There is no one path to happiness. Dolan argues that what makes us happy is chiefly determined by how much attention we pay to it. If we care about money, making none makes us miserable; we must either get rich or learn the skill of focusing our thoughts and satisfactions on something else. We can choose our goals, but realism is important; it is the gap between expectations and reality that can shrivel us up.

Human beings are, as Dolan says, creatures of habit, driven by unconscious impulses, shaped by our environments and always looking to take the path of least resistance. He wants to make greater happiness easier for us, so that it's less about willpower - I must be happy! I should be positive! - and more about reshaping our lives and routines to maximise fulfilment without having to think about it.

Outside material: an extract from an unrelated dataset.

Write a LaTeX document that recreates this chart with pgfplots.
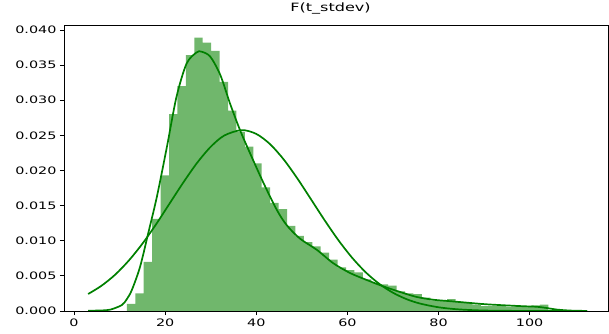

He suggests we keep a diary of our experiences, analysing our daily activities and scoring each for pleasure and purpose on a 10-point scale. The results will be a guide to how best to lead our lives. We need a balance of both pleasure and purpose, but analysis of this kind can be revelatory. It replaces our uneasy sense of 'ought' and 'should' with greater clarity about why we are spending our time as we do. It tells us what matters to us.

Few books change one's life; in 48 hours this has improved mine. I scored my activities and realised that the most joyful, purposeful parts of the previous day were cycling across London and breakfasting with my children. The most wearisome and unsatisfying were the 90 minutes in the hairdresser and the five hours I spent on a voluntary project that is eating up time and energy and no longer achieving much. I can't do much about the hair but I am going to resign from the project, join the London bike scheme, and spend more time eating and talking with the people I like most.

Dolan hopes many of us will be inspired to make such simple, practical changes, whether it be leaving a sterile relationship, making the television or biscuit tin harder to reach, or trying new music, new experiences or new friends. Anyone who wonders if they are living their lives as fully as they might will find ideas worth thinking about in this engaging, persuasive book.